Apesar de tudo a situação tem vindo a melhorar francamente, já há esquadras permanentes da polícia da ONU em alguns lugares de Díli, os polícias já andam por aí a fazer patrulhas a pé e acompanhados de agentes da PNTL... Há diariamente na RTTL um espaço de antena para a UNPOL e os militares australianos onde se comenta a lista de casos de polícia do dia (que têm vindo a diminuir), para que a população seja informada com objectividade sobre as ocorrências relativas a problemas de segurança, em vez de ouvir os boatos que por cá correm (e o tom alarmista de certos blogues que dizem que “Eles andem aí!!”). Continua no entanto a existir um clima de medo e de suspeição mútua no seio das comunidades. Algumas acções de criminosos xenófobos durante o último mês, como entrar numa microlete com uma faca à procura de gente de leste, ou esperar no caminho de ida para uma escola e mandar as crianças nascidas no oriente voltarem para casa, reforçaram esses receios. Em Díli não é preciso fazer uma coisa dessas muitas vezes, basta um único incidente para que no dia seguinte toda a gente fale disso e vá “acrescentando um ponto”. Também já há menos deslocados nos campos, mas muitos dos que aí estão continuam com medo não do “lobo mau” mas dos próprios vizinhos.

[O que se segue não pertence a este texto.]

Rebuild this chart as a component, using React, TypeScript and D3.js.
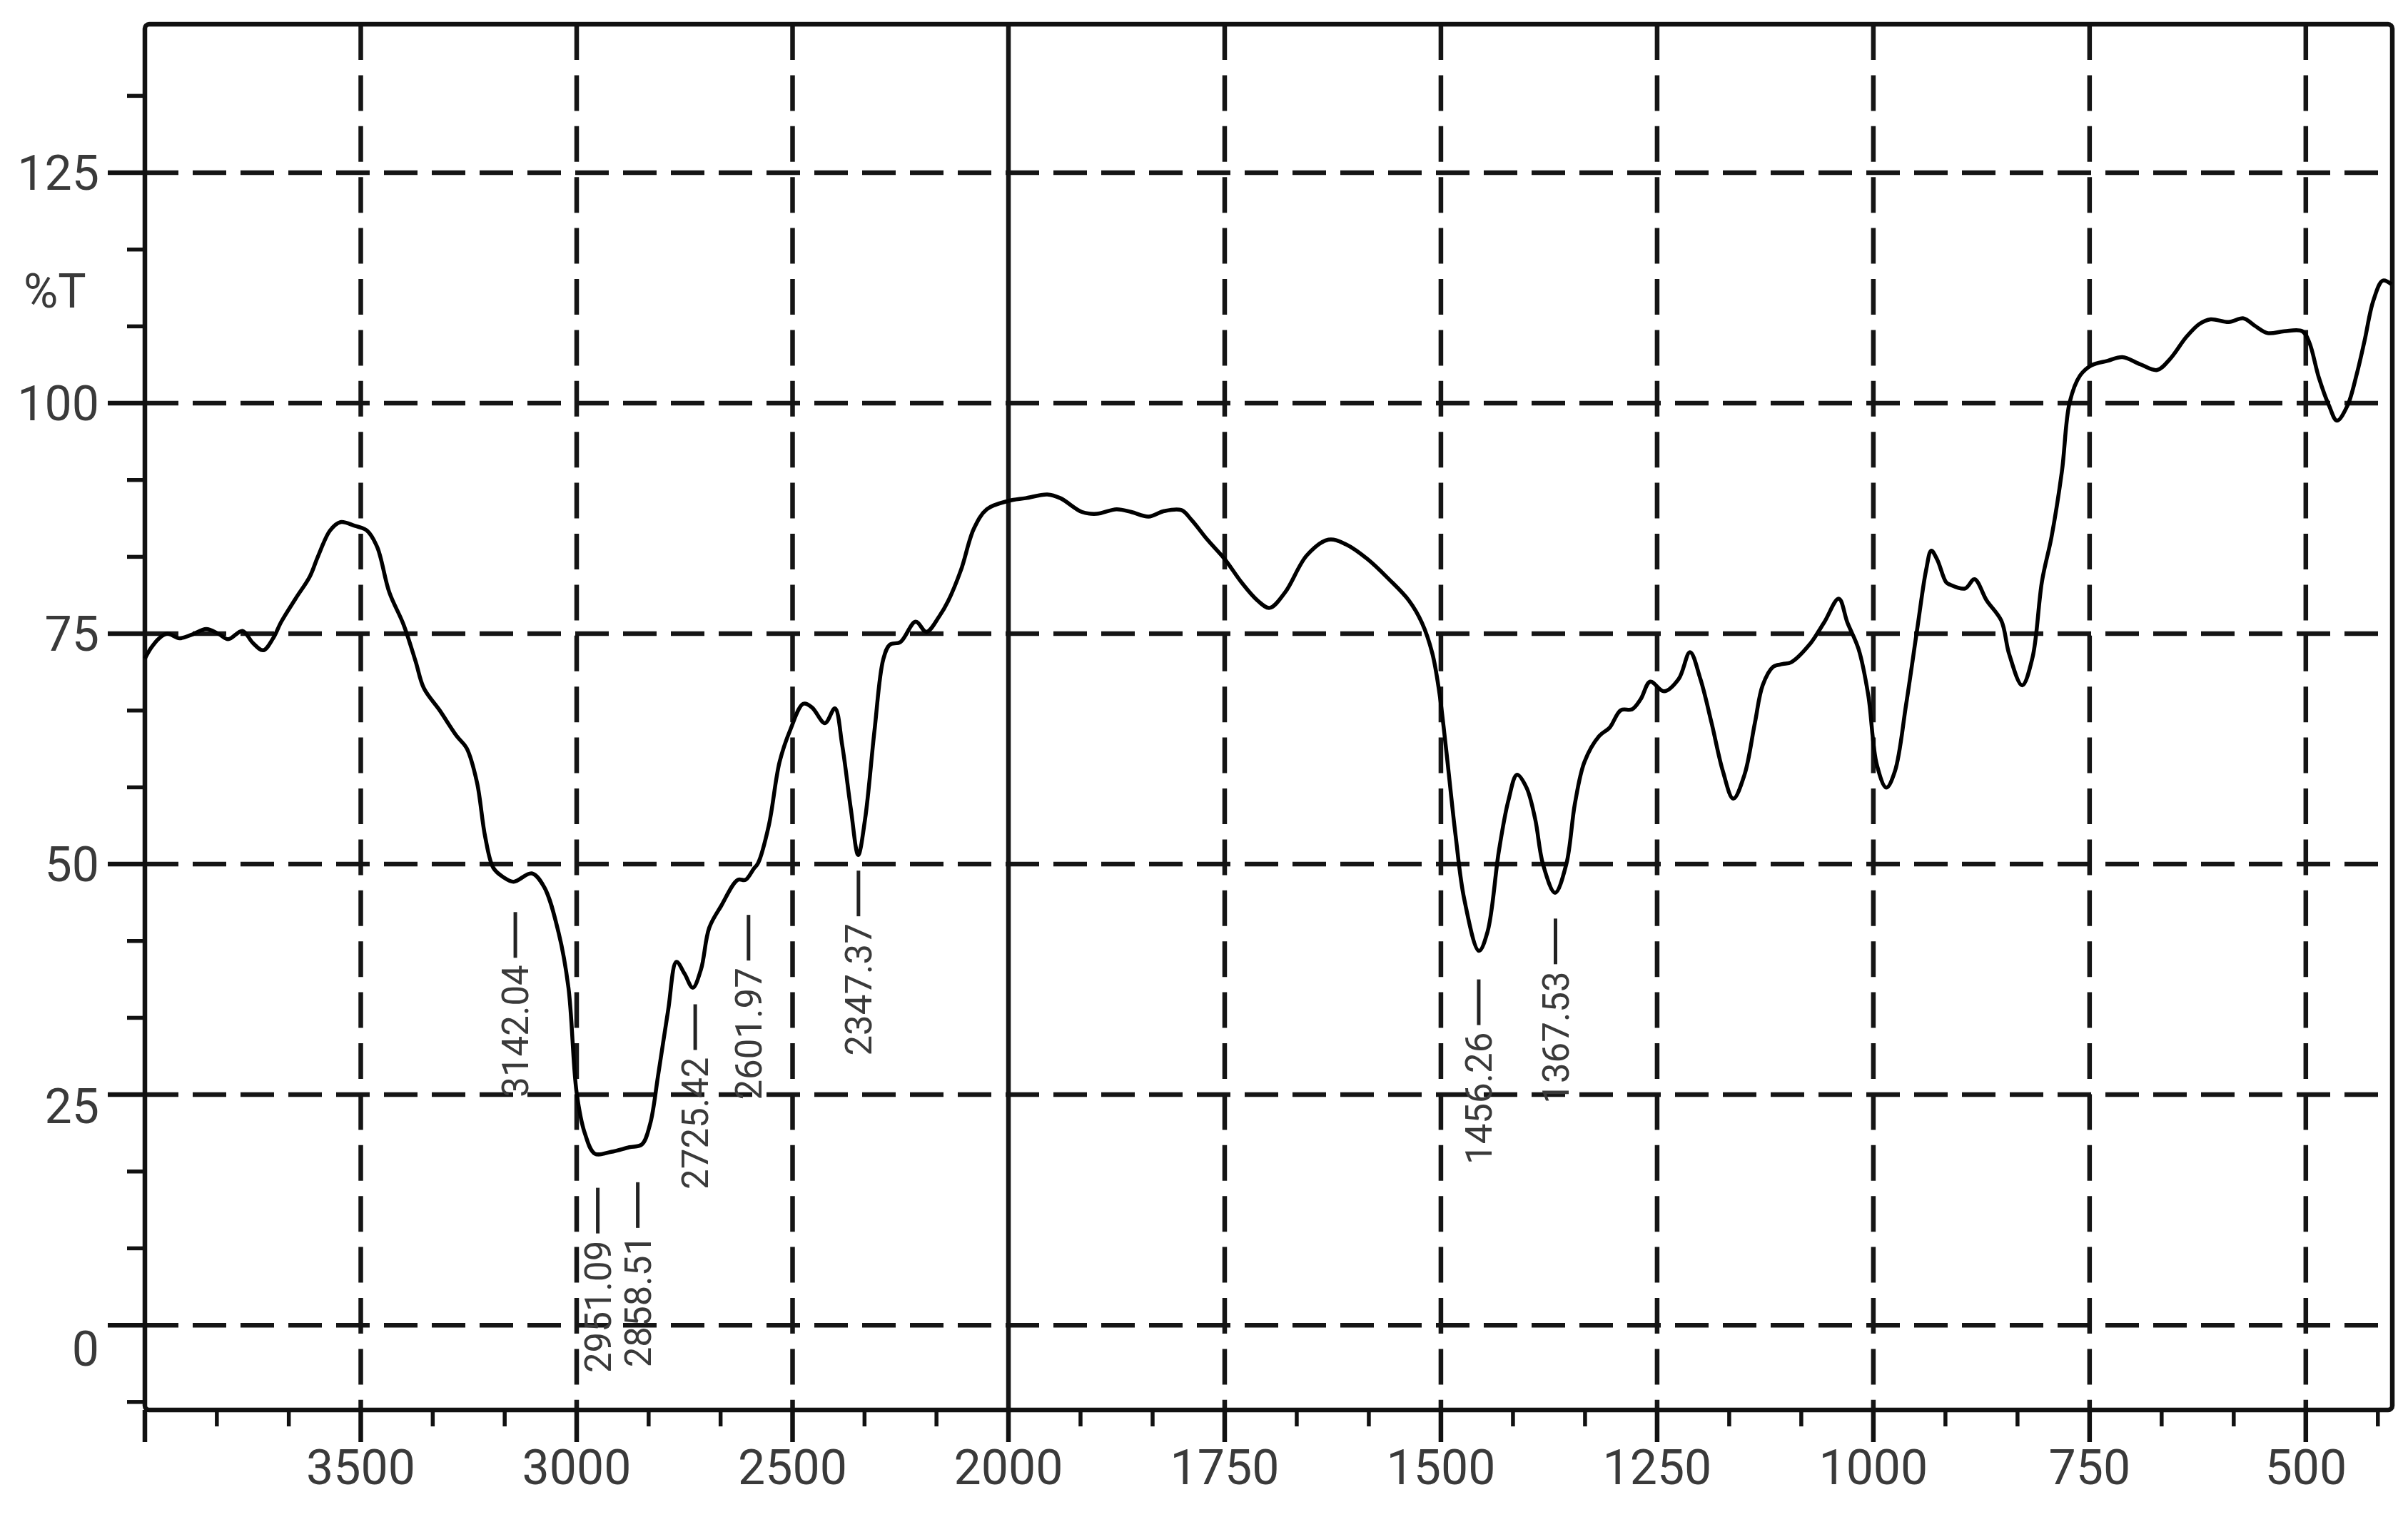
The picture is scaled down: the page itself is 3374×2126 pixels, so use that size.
import React from "react";
import * as d3 from "d3";

// ---- Spectrum data (wavenumber cm-1, %T) ----
const wavenumbers = [
  4000, 3985, 3967, 3948, 3920, 3891, 3858, 3830, 3807, 3774, 3750, 3726, 3703, 3684, 3651,
  3618, 3599, 3571, 3547, 3514, 3486, 3462, 3434, 3401, 3373, 3354, 3316, 3278, 3255, 3231,
  3212, 3193, 3170, 3146, 3104, 3075, 3042, 3019, 3000, 2981, 2958, 2920, 2878, 2849, 2830,
  2811, 2788, 2769, 2750, 2731, 2712, 2693, 2665, 2627, 2609, 2590, 2580, 2555, 2530, 2505,
  2475, 2455, 2425, 2402, 2385, 2365, 2348, 2332, 2310, 2290, 2275, 2250, 2215, 2190, 2160,
  2140, 2110, 2080, 2050, 2000, 1980, 1955, 1940, 1915, 1898, 1875, 1858, 1838, 1820, 1800,
  1788, 1770, 1750, 1730, 1712, 1698, 1680, 1655, 1630, 1610, 1585, 1560, 1537, 1522, 1510,
  1502, 1494, 1483, 1473, 1456, 1446, 1433, 1422, 1412, 1401, 1391, 1382, 1368, 1355, 1345,
  1334, 1317, 1305, 1292, 1279, 1269, 1258, 1242, 1225, 1212, 1200, 1187, 1174, 1162, 1149,
  1137, 1128, 1116, 1105, 1095, 1074, 1057, 1040, 1030, 1017, 1006, 996, 985, 975, 962,
  949, 939, 933, 926, 916, 911, 894, 883, 869, 852, 843, 828, 816, 805, 794,
  782, 773, 761, 748, 729, 712, 691, 672, 657, 638, 623, 610, 589, 572, 559,
  544, 525, 504, 496, 485, 473, 464, 452, 441, 432, 422, 411, 401,
];
const transmittance = [
  72.3, 73.5, 74.5, 75.0, 74.5, 74.9, 75.5, 75.0, 74.4, 75.3, 74.0, 73.2, 74.5, 76.3, 78.8,
  81.2, 83.4, 86.2, 87.1, 86.7, 86.2, 84.4, 79.5, 76.0, 72.0, 69.1, 66.6, 63.9, 62.6, 58.9,
  53.0, 49.6, 48.6, 48.1, 49.0, 47.5, 42.6, 36.6, 25.2, 20.8, 18.6, 18.8, 19.3, 19.6, 21.8,
  27.2, 34.2, 39.4, 38.1, 36.6, 38.6, 43.1, 45.5, 48.3, 48.3, 49.5, 50.1, 54.2, 61.1, 64.6,
  67.4, 67.0, 65.3, 66.9, 62.9, 56.0, 51.0, 54.9, 64.6, 72.2, 73.8, 74.1, 76.3, 75.2, 76.9,
  78.5, 81.9, 86.4, 88.5, 89.4, 89.7, 90.1, 89.7, 88.2, 88.0, 88.5, 88.2, 87.7, 88.3, 88.4,
  87.3, 85.2, 83.1, 80.5, 78.6, 77.8, 79.5, 83.5, 85.2, 84.7, 83.1, 80.9, 78.6, 76.2, 72.9,
  68.75, 62.5, 53.1, 46.2, 40.6, 42.7, 51.4, 56.9, 59.7, 58.3, 54.9, 50.0, 46.9, 50.0, 56.6,
  61.1, 63.9, 64.8, 66.7, 66.8, 67.9, 69.8, 68.75, 70.1, 73.0, 70.1, 65.3, 60.1, 57.1, 59.7,
  65.3, 69.4, 71.4, 71.7, 71.9, 73.8, 76.2, 78.8, 76.2, 73.3, 68.4, 60.8, 58.3, 60.1, 67.4,
  75.7, 81.9, 84.0, 83.0, 80.6, 80.3, 79.9, 80.9, 78.6, 76.4, 72.8, 69.4, 72.4, 80.7, 85.5,
  92.6, 100.1, 103.0, 104.1, 104.6, 105.0, 104.2, 103.6, 104.8, 107.2, 108.6, 109.1, 108.8, 109.2, 108.4,
  107.6, 107.8, 107.8, 106.6, 102.8, 99.7, 98.1, 99.7, 103.2, 106.8, 111.1, 113.3, 112.9,
];

// ---- Axis ticks ----
const yTickValues = [0, 25, 50, 75, 100, 125];
const yTickLabels = ["0", "25", "50", "75", "100", "125"];
const xTickValues = [3500, 3000, 2500, 2000, 1750, 1500, 1250, 1000, 750, 500];
const xTickLabels = ["3500", "3000", "2500", "2000", "1750", "1500", "1250", "1000", "750", "500"];
const yAxisTitle = "%T";

// ---- Peak annotations ----
const peakWavenumbers = [3142.04, 2951.09, 2858.51, 2725.42, 2601.97, 2347.37, 1456.26, 1367.53];
const peakLabels = ["3142.04", "2951.09", "2858.51", "2725.42", "2601.97", "2347.37", "1456.26", "1367.53"];
const peakMarkerTop = [44.8, 14.9, 15.5, 34.8, 44.5, 49.3, 37.5, 44.1];

const W = 3374;
const H = 2126;
const LEFT = 203;
const RIGHT = 3352;
const TOP = 34;
const BOTTOM = 1976;
const FONT = "Roboto, 'Liberation Sans', Arial, sans-serif";

export default function App() {
  const x = d3.scaleLinear().domain([4000, 2000, 400]).range([LEFT, 1413, RIGHT]);
  const y = d3.scaleLinear().domain([-9.2, 141.1]).range([BOTTOM, TOP]);

  const pts = wavenumbers.map((w, i) => [w, transmittance[i]] as [number, number]);
  const line = d3
    .line<[number, number]>()
    .x((d) => x(d[0]))
    .y((d) => y(d[1]))
    .curve(d3.curveCatmullRom.alpha(0.5));

  const yMinor = d3.range(-25 / 3, 141, 25 / 3).filter((v) => Math.abs(v / 25 - Math.round(v / 25)) > 0.01);
  const xMinorHigh = d3.range(4000, 2000, -500 / 3).filter((v) => v % 500 !== 0);
  const xMinorLow = d3.range(2000, 400, -250 / 3).filter((v) => Math.abs(v / 250 - Math.round(v / 250)) > 0.01);
  const xMinor = [...xMinorHigh, ...xMinorLow];

  const yLabelShift = (v: number) => (v === 0 ? 33 : v === 25 ? 16 : 0);

  const gridColor = "#151515";
  const labelColor = "#3a3a3a";

  return (
    <svg
      width={W}
      height={H}
      viewBox={`0 0 ${W} ${H}`}
      style={{ position: "absolute", left: 0, top: 0, background: "#fff" }}
    >
      <rect x={0} y={0} width={W} height={H} fill="#fff" />

      {/* horizontal dashed gridlines */}
      {yTickValues.map((v) => (
        <line
          key={"hg" + v}
          x1={LEFT}
          x2={RIGHT}
          y1={y(v)}
          y2={y(v)}
          stroke={gridColor}
          strokeWidth={6.5}
          strokeDasharray="47 20"
        />
      ))}

      {/* vertical gridlines */}
      {xTickValues.map((v) => (
        <line
          key={"vg" + v}
          x1={x(v)}
          x2={x(v)}
          y1={TOP}
          y2={BOTTOM}
          stroke={gridColor}
          strokeWidth={6.5}
          strokeDasharray={v === 2000 ? undefined : "50 21.4"}
        />
      ))}

      {/* frame */}
      <rect
        x={LEFT}
        y={TOP}
        width={RIGHT - LEFT}
        height={BOTTOM - TOP}
        fill="none"
        stroke="#111"
        strokeWidth={6.5}
        rx={6}
      />

      {/* y ticks */}
      {yTickValues.map((v) => (
        <line key={"yt" + v} x1={LEFT - 52} x2={LEFT} y1={y(v)} y2={y(v)} stroke="#111" strokeWidth={6.5} />
      ))}
      {yMinor.map((v) => (
        <line key={"ym" + v} x1={LEFT - 25} x2={LEFT} y1={y(v)} y2={y(v)} stroke="#111" strokeWidth={5.5} />
      ))}
      {yTickValues.map((v, i) => (
        <text
          key={"yl" + v}
          x={139}
          y={y(v) + yLabelShift(v)}
          dy="0.355em"
          textAnchor="end"
          fontFamily={FONT}
          fontSize={68}
          fill={labelColor}
        >
          {yTickLabels[i]}
        </text>
      ))}
      <text x={33} y={408} dy="0.355em" fontFamily={FONT} fontSize={66} fill={labelColor}>
        {yAxisTitle}
      </text>

      {/* x ticks */}
      {[4000, ...xTickValues].map((v) => (
        <line key={"xt" + v} x1={x(v)} x2={x(v)} y1={BOTTOM} y2={BOTTOM + 45} stroke="#111" strokeWidth={6.5} />
      ))}
      {xMinor.map((v) => (
        <line key={"xm" + v} x1={x(v)} x2={x(v)} y1={BOTTOM} y2={BOTTOM + 23} stroke="#111" strokeWidth={5.5} />
      ))}
      {xTickValues.map((v, i) => (
        <text
          key={"xl" + v}
          x={x(v)}
          y={2080}
          textAnchor="middle"
          fontFamily={FONT}
          fontSize={68}
          fill={labelColor}
        >
          {xTickLabels[i]}
        </text>
      ))}

      {/* spectrum */}
      <path d={line(pts) ?? ""} fill="none" stroke="#000" strokeWidth={5.5} strokeLinejoin="round" />

      {/* peak annotations */}
      {peakWavenumbers.map((w, i) => {
        const px = x(w);
        const y0 = y(peakMarkerTop[i]);
        const y1 = y0 + 64;
        const ty = y1 + 10;
        return (
          <g key={"pk" + i}>
            <line x1={px} x2={px} y1={y0} y2={y1} stroke="#222" strokeWidth={5} />
            <text
              transform={`translate(${px},${ty}) rotate(-90)`}
              textAnchor="end"
              dy="0.355em"
              fontFamily={FONT}
              fontSize={51}
              fill={labelColor}
            >
              {peakLabels[i]}
            </text>
          </g>
        );
      })}
    </svg>
  );
}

Nas ruelas interiores dos bairros continua a haver grupos de moços que se sentam em convívio à noite, às vezes com um jerrican de vinho de palma ou aguardente para animar os espíritos. Já antes se fazia, e tocava-se viola e cantavam-se umas cantigas; agora contam-se histórias de valentia - real ou de fanfarronice - contra “os outros”, a UNPOL em geral, a GNR... Não acredito que os australianos estejam cá só pelos lindos olhos dos timorenses, naturalmente têm a sua própria agenda. Mas o que não ajuda nada para a resolução da situação é fomentar os receios do povo com histórias sobre “bichos-papões”, como faz o “Timor-Online”, em vez de apelar a que as comunidades deixem de seguir as maçãs podres que existem no seu seio, e a que tomem a paz nas suas próprias mãos. É preciso dizer que o António, ou Manuel, ou Zé, que andem com uma catana a ameaçar pessoas são criminosos, no lugar de dizer que são sempre outros os maus.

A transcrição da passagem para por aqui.